The Fall and the Cinematic Legacy

When the masterpiece was finally exhibited at the Royal Academy in 1905, it was the summit of Tadema’s career. But the air was already cooling. French Realism and the avant-garde were sweeping away the "Victorians in Togas." Within a few decades, the painting’s journey through the market became a ghost story of shifting tastes:

  • 1904: Aird pays 5,000 guineas (roughly $25,000) for the work.
  • 1935: At a London auction after the death of Sir John Aird's heirs, it fetches only 820 guineas.
  • 1942: It sells for a humiliating 260 guineas. There is a persistent legend that it was purchased solely for its frame, and the canvas was nearly discarded.

The silence lasted until the 1960s, when Allen Funt, the creator of the television show Candid Camera, began buying Tademas when no one else would. Funt recognized that these weren't just paintings—they were storyboards for a visual language that had conquered the world.

Indeed, the true heirs to The Finding of Moses were not painters, but the directors of Hollywood. Cecil B. DeMille famously kept prints of Alma-Tadema's work in his studio. The wide-angle perspective, the cast of thousands, and the imperial scale of his epics Cleopatra (1934) and The Ten Commandments (1956) are direct visual echoes of Tadema’s Nile. When you see Charlton Heston standing before a palace in Technicolor, you are seeing the ghost of the $35 million masterpiece.

The Return of the King

The 2010 sale at Sotheby's was more than just a financial record; it was a reckoning. The $35,922,500 price tag proved that while taste is fickle, the sheer, undeniable craft of a master remains a bridge to the eternal.

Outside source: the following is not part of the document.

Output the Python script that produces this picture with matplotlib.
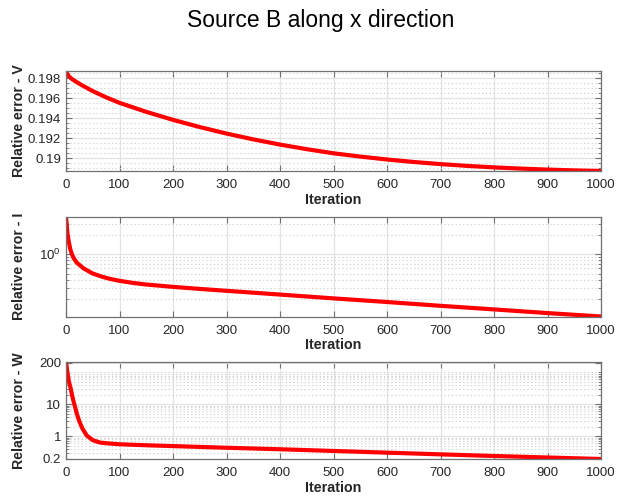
import numpy as np
import matplotlib
matplotlib.use("Agg")
import matplotlib.pyplot as plt
from matplotlib.ticker import FixedLocator, MultipleLocator, NullFormatter

plt.rcParams['font.family'] = ['Liberation Sans', 'DejaVu Sans']
plt.rcParams['mathtext.fontset'] = 'custom'
plt.rcParams['mathtext.rm'] = 'Liberation Sans'
plt.rcParams['mathtext.it'] = 'Liberation Sans'

# ---------------- data ----------------
iter_v = [0, 2, 5, 10, 20, 30, 50, 75, 100, 150, 200, 250, 300, 350, 400, 450, 500,
          550, 600, 650, 700, 750, 800, 850, 900, 950, 1000]
err_v = [0.19873, 0.19848, 0.19823, 0.19797, 0.19762, 0.19730, 0.19672, 0.19610,
         0.19555, 0.19465, 0.19385, 0.19313, 0.19248, 0.19190, 0.19138, 0.19092,
         0.19051, 0.19018, 0.18989, 0.18964, 0.18943, 0.18925, 0.18910, 0.18898,
         0.18888, 0.18880, 0.18874]

iter_i = [0, 1, 2, 3, 5, 8, 11, 15, 20, 33, 50, 67, 80, 100, 125, 150, 200, 250, 300,
          400, 500, 600, 700, 800, 900, 1000]
err_i = [3.87, 3.1, 2.5, 2.0, 1.6, 1.2, 1.0, 0.85, 0.74, 0.60, 0.50, 0.447, 0.417,
         0.385, 0.357, 0.337, 0.310, 0.288, 0.269, 0.235, 0.205, 0.180, 0.157, 0.138,
         0.121, 0.107]

iter_w = [0, 1, 2.5, 5, 8.7, 12, 15.6, 20, 25, 31, 38.8, 50, 64, 80, 100, 130, 160,
          200, 300, 400, 500, 600, 700, 800, 900, 1000]
err_w = [220, 160, 105, 55, 31.7, 17, 10, 5.2, 2.9, 1.7, 1.05, 0.75, 0.63, 0.592,
         0.56, 0.535, 0.514, 0.49, 0.435, 0.39, 0.345, 0.305, 0.27, 0.24, 0.215, 0.193]

xticks = [0, 100, 200, 300, 400, 500, 600, 700, 800, 900, 1000]
yticks_v = [0.19, 0.192, 0.194, 0.196, 0.198]
ytick_labels_v = ['0.19', '0.192', '0.194', '0.196', '0.198']
yticks_w = [0.2, 1, 10, 200]
ytick_labels_w = ['0.2', '1', '10', '200']

title = 'Source B along x direction'
ylabels = ['Relative error - V', 'Relative error - I', 'Relative error - W']
xlabel = 'Iteration'

# ---------------- figure ----------------
W, H = 617, 499
fig = plt.figure(figsize=(W / 100, H / 100), dpi=100)

def frac(left, top, right, bottom):
    return [left / W, 1 - bottom / H, (right - left) / W, (bottom - top) / H]

ax1 = fig.add_axes(frac(66, 71, 601, 171))
ax2 = fig.add_axes(frac(66, 216.5, 601, 316.5))
ax3 = fig.add_axes(frac(66, 361.5, 601, 459))

spine_c = '#707070'
text_c = '#262626'
major_grid = '#e3e3e3'
minor_grid = '#d2d2d2'

def style(ax, ylab):
    for s in ax.spines.values():
        s.set_color(spine_c)
        s.set_linewidth(0.9)
    ax.set_xlim(0, 1000)
    ax.xaxis.set_major_locator(FixedLocator(xticks))
    ax.tick_params(which='both', direction='in', top=True, right=True,
                   colors=spine_c, labelcolor=text_c, labelsize=9.5)
    ax.tick_params(which='major', length=4, width=0.8)
    ax.tick_params(axis='x', which='major', pad=6)
    ax.tick_params(which='minor', length=2.2, width=0.6)
    ax.tick_params(axis='x', which='minor', bottom=False, top=False)
    ax.set_axisbelow(True)
    ax.grid(True, which='major', color=major_grid, linewidth=0.9, linestyle='-')
    ax.grid(True, which='minor', axis='y', color=minor_grid, linewidth=0.8,
            linestyle=(0, (1.2, 2.2)))
    ax.set_xlabel(xlabel, fontsize=10.3, fontweight='bold', color=text_c, labelpad=1)
    ax.set_ylabel(ylab, fontsize=10.2, fontweight='bold', color=text_c)

# top: V (linear)
ax1.plot(iter_v, err_v, color='#ff0000', linewidth=3, solid_capstyle='butt')
style(ax1, ylabels[0])
ax1.set_ylim(min(err_v), max(err_v))
ax1.yaxis.set_major_locator(FixedLocator(yticks_v))
ax1.set_yticklabels(ytick_labels_v)
ax1.yaxis.set_minor_locator(MultipleLocator(0.0005))

# middle: I (log)
ax2.plot(iter_i, err_i, color='#ff0000', linewidth=3, solid_capstyle='butt')
ax2.set_yscale('log')
style(ax2, ylabels[1])
ax2.set_ylim(min(err_i), max(err_i))
ax2.yaxis.set_major_locator(FixedLocator([1]))
ax2.set_yticklabels(['$10^0$'])
ax2.yaxis.set_minor_locator(FixedLocator([0.2, 0.3, 0.4, 0.5, 0.6, 0.7, 0.8, 0.9, 2, 3]))
ax2.yaxis.set_minor_formatter(NullFormatter())

# bottom: W (log)
ax3.plot(iter_w, err_w, color='#ff0000', linewidth=3, solid_capstyle='butt')
ax3.set_yscale('log')
style(ax3, ylabels[2])
ax3.set_ylim(min(err_w), max(err_w))
ax3.yaxis.set_major_locator(FixedLocator(yticks_w))
ax3.set_yticklabels(ytick_labels_w)
minors = [m * d for d in (0.1, 1, 10, 100) for m in range(2, 10)] + [100]
minors = [v for v in minors if v not in yticks_w]
ax3.yaxis.set_minor_locator(FixedLocator(minors))
ax3.yaxis.set_minor_formatter(NullFormatter())

for ax in (ax1, ax2, ax3):
    ax.yaxis.set_label_coords(-0.074, 0.5)

fig.text(321 / W, 1 - 20 / H, title, ha='center', va='center', fontsize=16.5, color='black')

fig.savefig('out.png', dpi=100)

Today, Moses resides in a private collection—shrouded in the silence that often follows such tectonic shifts in the market. But he is no longer an exile. When the painting was loaned back to London in 2017 for the At Home in Antiquity exhibition, thousands stood before it in silence. They weren't looking at "kitsch." They were looking at a testament to a man who, for six weeks in 1902, looked at the Nile and saw a world he had known his entire life—and then spent two years of his life making sure we could see it, too.